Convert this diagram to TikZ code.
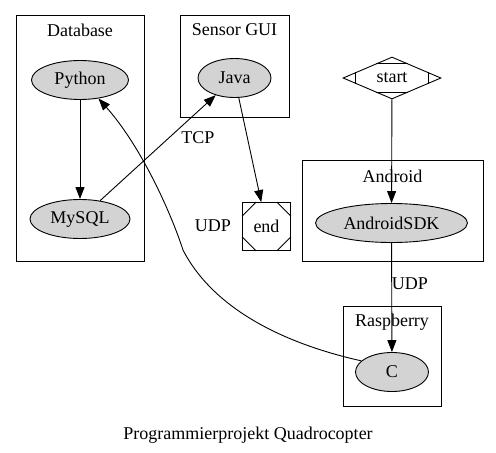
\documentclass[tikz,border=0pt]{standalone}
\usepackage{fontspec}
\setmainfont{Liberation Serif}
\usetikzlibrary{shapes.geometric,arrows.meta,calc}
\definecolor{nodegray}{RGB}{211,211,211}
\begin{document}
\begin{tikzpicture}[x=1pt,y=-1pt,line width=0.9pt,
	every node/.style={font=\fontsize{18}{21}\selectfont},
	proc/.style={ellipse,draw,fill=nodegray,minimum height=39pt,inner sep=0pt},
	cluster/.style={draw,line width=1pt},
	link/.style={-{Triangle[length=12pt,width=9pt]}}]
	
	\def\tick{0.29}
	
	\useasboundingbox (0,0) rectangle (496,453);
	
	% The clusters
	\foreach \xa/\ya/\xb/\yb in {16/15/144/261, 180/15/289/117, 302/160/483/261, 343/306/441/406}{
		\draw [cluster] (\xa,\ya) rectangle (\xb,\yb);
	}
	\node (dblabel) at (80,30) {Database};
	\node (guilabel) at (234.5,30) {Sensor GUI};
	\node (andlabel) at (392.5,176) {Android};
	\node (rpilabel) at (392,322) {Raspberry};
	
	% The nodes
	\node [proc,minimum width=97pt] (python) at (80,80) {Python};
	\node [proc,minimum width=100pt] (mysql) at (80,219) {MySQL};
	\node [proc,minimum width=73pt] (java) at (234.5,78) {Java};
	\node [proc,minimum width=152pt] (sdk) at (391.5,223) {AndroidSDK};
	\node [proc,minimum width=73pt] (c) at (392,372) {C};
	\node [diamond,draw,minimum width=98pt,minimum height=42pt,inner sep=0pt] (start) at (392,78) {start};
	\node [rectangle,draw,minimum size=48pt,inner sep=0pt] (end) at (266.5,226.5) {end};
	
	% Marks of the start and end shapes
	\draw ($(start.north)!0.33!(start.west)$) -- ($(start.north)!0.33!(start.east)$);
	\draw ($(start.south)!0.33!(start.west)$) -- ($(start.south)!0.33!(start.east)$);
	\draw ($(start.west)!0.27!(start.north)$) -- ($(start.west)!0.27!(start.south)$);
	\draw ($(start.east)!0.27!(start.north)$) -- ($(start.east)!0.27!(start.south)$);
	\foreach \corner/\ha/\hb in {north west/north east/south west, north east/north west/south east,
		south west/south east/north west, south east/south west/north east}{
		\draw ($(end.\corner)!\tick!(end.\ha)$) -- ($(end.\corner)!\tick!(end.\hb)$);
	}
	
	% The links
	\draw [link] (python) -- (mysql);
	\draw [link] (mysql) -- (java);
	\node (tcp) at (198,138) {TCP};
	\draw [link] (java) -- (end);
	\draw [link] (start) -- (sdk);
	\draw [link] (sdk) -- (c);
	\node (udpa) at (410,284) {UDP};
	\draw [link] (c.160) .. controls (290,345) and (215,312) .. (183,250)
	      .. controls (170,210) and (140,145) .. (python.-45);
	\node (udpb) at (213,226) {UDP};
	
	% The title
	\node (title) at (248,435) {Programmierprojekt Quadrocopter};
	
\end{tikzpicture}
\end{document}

* * *

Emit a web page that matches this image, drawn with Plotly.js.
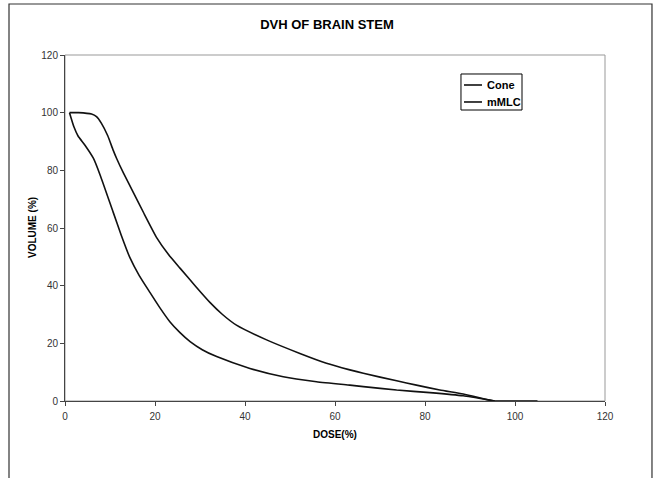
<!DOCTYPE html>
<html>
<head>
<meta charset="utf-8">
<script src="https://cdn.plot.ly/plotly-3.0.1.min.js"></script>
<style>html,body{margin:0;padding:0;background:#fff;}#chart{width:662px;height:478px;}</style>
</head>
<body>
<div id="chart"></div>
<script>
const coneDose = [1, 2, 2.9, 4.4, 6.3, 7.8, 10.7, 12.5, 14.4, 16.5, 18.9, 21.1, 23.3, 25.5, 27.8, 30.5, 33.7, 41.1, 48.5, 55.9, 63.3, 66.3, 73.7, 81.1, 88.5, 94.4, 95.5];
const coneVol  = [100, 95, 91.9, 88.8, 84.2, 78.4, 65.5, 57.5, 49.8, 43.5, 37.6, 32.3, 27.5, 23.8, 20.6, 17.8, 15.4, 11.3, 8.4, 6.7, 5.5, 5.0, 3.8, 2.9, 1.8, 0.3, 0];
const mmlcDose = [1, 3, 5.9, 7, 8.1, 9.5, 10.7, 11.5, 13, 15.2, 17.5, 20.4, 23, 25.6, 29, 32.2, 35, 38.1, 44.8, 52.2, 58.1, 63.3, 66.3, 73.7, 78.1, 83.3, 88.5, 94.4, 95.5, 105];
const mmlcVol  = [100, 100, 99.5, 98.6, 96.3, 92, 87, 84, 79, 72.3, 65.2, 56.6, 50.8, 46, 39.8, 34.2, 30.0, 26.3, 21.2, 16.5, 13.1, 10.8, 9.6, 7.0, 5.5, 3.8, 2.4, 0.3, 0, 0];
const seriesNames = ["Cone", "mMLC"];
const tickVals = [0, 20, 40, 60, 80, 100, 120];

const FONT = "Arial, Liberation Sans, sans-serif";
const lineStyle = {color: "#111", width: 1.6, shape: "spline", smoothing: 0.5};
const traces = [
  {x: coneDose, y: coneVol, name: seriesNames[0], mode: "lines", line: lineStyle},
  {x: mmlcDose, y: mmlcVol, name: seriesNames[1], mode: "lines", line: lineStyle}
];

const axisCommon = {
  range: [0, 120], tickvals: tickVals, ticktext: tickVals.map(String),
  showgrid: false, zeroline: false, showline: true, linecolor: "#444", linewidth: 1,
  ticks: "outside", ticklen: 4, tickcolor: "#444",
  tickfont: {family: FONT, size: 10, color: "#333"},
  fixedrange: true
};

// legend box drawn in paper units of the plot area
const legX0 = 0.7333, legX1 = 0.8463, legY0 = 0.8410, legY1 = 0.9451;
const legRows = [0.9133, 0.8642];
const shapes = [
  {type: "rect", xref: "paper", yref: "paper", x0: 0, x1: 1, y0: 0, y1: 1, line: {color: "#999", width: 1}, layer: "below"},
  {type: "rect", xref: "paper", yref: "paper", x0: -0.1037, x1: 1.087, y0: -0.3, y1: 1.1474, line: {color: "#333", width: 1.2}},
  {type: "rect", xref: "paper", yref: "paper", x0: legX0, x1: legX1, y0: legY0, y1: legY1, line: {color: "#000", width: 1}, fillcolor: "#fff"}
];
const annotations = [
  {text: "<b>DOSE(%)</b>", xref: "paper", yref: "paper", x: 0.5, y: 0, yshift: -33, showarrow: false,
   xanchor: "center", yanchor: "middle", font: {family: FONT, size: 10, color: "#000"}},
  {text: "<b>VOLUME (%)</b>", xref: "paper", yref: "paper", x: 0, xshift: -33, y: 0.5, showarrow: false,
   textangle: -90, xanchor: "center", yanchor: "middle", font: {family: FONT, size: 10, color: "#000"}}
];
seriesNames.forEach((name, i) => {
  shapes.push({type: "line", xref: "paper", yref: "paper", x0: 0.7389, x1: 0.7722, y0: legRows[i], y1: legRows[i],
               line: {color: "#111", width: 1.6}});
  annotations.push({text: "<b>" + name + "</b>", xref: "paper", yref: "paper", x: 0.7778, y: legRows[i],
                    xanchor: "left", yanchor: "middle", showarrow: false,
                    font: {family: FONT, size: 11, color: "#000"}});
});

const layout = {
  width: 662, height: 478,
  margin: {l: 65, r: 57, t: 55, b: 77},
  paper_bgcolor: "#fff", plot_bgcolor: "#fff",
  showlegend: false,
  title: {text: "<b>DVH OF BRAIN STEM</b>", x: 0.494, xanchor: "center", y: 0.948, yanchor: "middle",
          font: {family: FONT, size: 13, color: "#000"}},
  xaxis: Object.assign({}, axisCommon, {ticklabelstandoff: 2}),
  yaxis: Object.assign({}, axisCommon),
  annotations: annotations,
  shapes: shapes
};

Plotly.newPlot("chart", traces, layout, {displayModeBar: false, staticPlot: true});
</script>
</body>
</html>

**WHAT THE EXERCISE ASKS**
In the listing above, find the line containing "Convert this diagram to TikZ code." and the line containing "(rpilabel) at (392,322)". Reproduce those lines and all between them exactly, with no pictures and nothing more.

**FINAL RESULT**
Convert this diagram to TikZ code.
\documentclass[tikz,border=0pt]{standalone}
\usepackage{fontspec}
\setmainfont{Liberation Serif}
\usetikzlibrary{shapes.geometric,arrows.meta,calc}
\definecolor{nodegray}{RGB}{211,211,211}
\begin{document}
\begin{tikzpicture}[x=1pt,y=-1pt,line width=0.9pt,
	every node/.style={font=\fontsize{18}{21}\selectfont},
	proc/.style={ellipse,draw,fill=nodegray,minimum height=39pt,inner sep=0pt},
	cluster/.style={draw,line width=1pt},
	link/.style={-{Triangle[length=12pt,width=9pt]}}]
	
	\def\tick{0.29}
	
	\useasboundingbox (0,0) rectangle (496,453);
	
	% The clusters
	\foreach \xa/\ya/\xb/\yb in {16/15/144/261, 180/15/289/117, 302/160/483/261, 343/306/441/406}{
		\draw [cluster] (\xa,\ya) rectangle (\xb,\yb);
	}
	\node (dblabel) at (80,30) {Database};
	\node (guilabel) at (234.5,30) {Sensor GUI};
	\node (andlabel) at (392.5,176) {Android};
	\node (rpilabel) at (392,322) {Raspberry};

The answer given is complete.